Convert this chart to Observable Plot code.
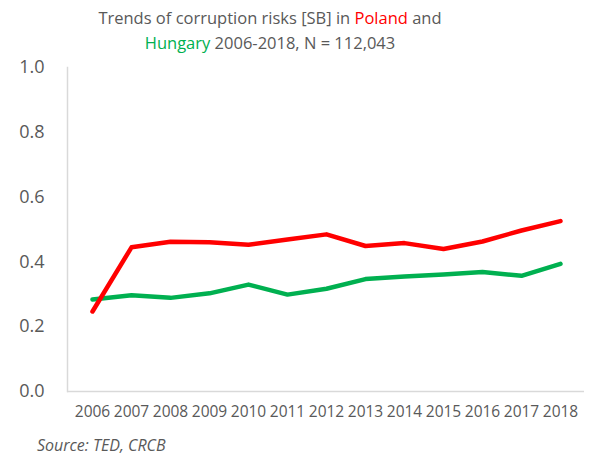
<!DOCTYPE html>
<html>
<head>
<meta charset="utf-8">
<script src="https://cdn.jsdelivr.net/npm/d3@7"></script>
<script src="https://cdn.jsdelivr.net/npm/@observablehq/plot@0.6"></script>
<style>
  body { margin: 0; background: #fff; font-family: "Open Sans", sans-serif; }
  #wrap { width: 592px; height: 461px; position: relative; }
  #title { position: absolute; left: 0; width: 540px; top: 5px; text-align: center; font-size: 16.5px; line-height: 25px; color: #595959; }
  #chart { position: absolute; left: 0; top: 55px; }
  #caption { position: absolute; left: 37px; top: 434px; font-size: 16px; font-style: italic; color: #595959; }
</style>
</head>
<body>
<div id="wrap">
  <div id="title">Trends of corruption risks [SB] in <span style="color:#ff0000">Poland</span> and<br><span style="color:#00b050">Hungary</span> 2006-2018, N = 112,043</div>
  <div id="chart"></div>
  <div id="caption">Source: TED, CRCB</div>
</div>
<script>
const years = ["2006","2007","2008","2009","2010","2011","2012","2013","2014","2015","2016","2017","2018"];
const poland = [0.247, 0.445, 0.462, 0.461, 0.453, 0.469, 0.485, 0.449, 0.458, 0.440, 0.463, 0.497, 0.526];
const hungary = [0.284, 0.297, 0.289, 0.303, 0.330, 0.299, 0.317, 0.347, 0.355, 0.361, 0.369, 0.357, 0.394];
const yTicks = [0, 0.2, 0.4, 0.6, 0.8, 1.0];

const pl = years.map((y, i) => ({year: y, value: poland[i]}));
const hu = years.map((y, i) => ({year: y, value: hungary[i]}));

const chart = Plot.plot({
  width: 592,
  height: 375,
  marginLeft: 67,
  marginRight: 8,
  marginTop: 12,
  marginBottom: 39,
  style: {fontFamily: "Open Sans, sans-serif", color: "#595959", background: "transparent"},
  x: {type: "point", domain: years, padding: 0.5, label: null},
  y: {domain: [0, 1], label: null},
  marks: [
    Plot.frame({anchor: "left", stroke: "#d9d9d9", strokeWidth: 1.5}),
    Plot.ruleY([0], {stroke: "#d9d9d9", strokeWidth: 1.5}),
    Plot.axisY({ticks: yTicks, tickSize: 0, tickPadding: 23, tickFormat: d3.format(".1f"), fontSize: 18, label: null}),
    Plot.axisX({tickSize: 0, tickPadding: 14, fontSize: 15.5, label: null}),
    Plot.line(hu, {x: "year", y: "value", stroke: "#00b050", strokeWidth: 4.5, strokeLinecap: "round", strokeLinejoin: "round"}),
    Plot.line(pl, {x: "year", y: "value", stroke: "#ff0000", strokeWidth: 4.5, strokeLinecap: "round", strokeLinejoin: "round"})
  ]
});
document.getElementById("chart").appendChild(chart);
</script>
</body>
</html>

### [WHAT THE TASK ASKS]
Quote the data above in full, leaving out the pictures it holds.

### [TASK SOLUTION]
Convert this chart to Observable Plot code.
<!DOCTYPE html>
<html>
<head>
<meta charset="utf-8">
<script src="https://cdn.jsdelivr.net/npm/d3@7"></script>
<script src="https://cdn.jsdelivr.net/npm/@observablehq/plot@0.6"></script>
<style>
  body { margin: 0; background: #fff; font-family: "Open Sans", sans-serif; }
  #wrap { width: 592px; height: 461px; position: relative; }
  #title { position: absolute; left: 0; width: 540px; top: 5px; text-align: center; font-size: 16.5px; line-height: 25px; color: #595959; }
  #chart { position: absolute; left: 0; top: 55px; }
  #caption { position: absolute; left: 37px; top: 434px; font-size: 16px; font-style: italic; color: #595959; }
</style>
</head>
<body>
<div id="wrap">
  <div id="title">Trends of corruption risks [SB] in <span style="color:#ff0000">Poland</span> and<br><span style="color:#00b050">Hungary</span> 2006-2018, N = 112,043</div>
  <div id="chart"></div>
  <div id="caption">Source: TED, CRCB</div>
</div>
<script>
const years = ["2006","2007","2008","2009","2010","2011","2012","2013","2014","2015","2016","2017","2018"];
const poland = [0.247, 0.445, 0.462, 0.461, 0.453, 0.469, 0.485, 0.449, 0.458, 0.440, 0.463, 0.497, 0.526];
const hungary = [0.284, 0.297, 0.289, 0.303, 0.330, 0.299, 0.317, 0.347, 0.355, 0.361, 0.369, 0.357, 0.394];
const yTicks = [0, 0.2, 0.4, 0.6, 0.8, 1.0];

const pl = years.map((y, i) => ({year: y, value: poland[i]}));
const hu = years.map((y, i) => ({year: y, value: hungary[i]}));

const chart = Plot.plot({
  width: 592,
  height: 375,
  marginLeft: 67,
  marginRight: 8,
  marginTop: 12,
  marginBottom: 39,
  style: {fontFamily: "Open Sans, sans-serif", color: "#595959", background: "transparent"},
  x: {type: "point", domain: years, padding: 0.5, label: null},
  y: {domain: [0, 1], label: null},
  marks: [
    Plot.frame({anchor: "left", stroke: "#d9d9d9", strokeWidth: 1.5}),
    Plot.ruleY([0], {stroke: "#d9d9d9", strokeWidth: 1.5}),
    Plot.axisY({ticks: yTicks, tickSize: 0, tickPadding: 23, tickFormat: d3.format(".1f"), fontSize: 18, label: null}),
    Plot.axisX({tickSize: 0, tickPadding: 14, fontSize: 15.5, label: null}),
    Plot.line(hu, {x: "year", y: "value", stroke: "#00b050", strokeWidth: 4.5, strokeLinecap: "round", strokeLinejoin: "round"}),
    Plot.line(pl, {x: "year", y: "value", stroke: "#ff0000", strokeWidth: 4.5, strokeLinecap: "round", strokeLinejoin: "round"})
  ]
});
document.getElementById("chart").appendChild(chart);
</script>
</body>
</html>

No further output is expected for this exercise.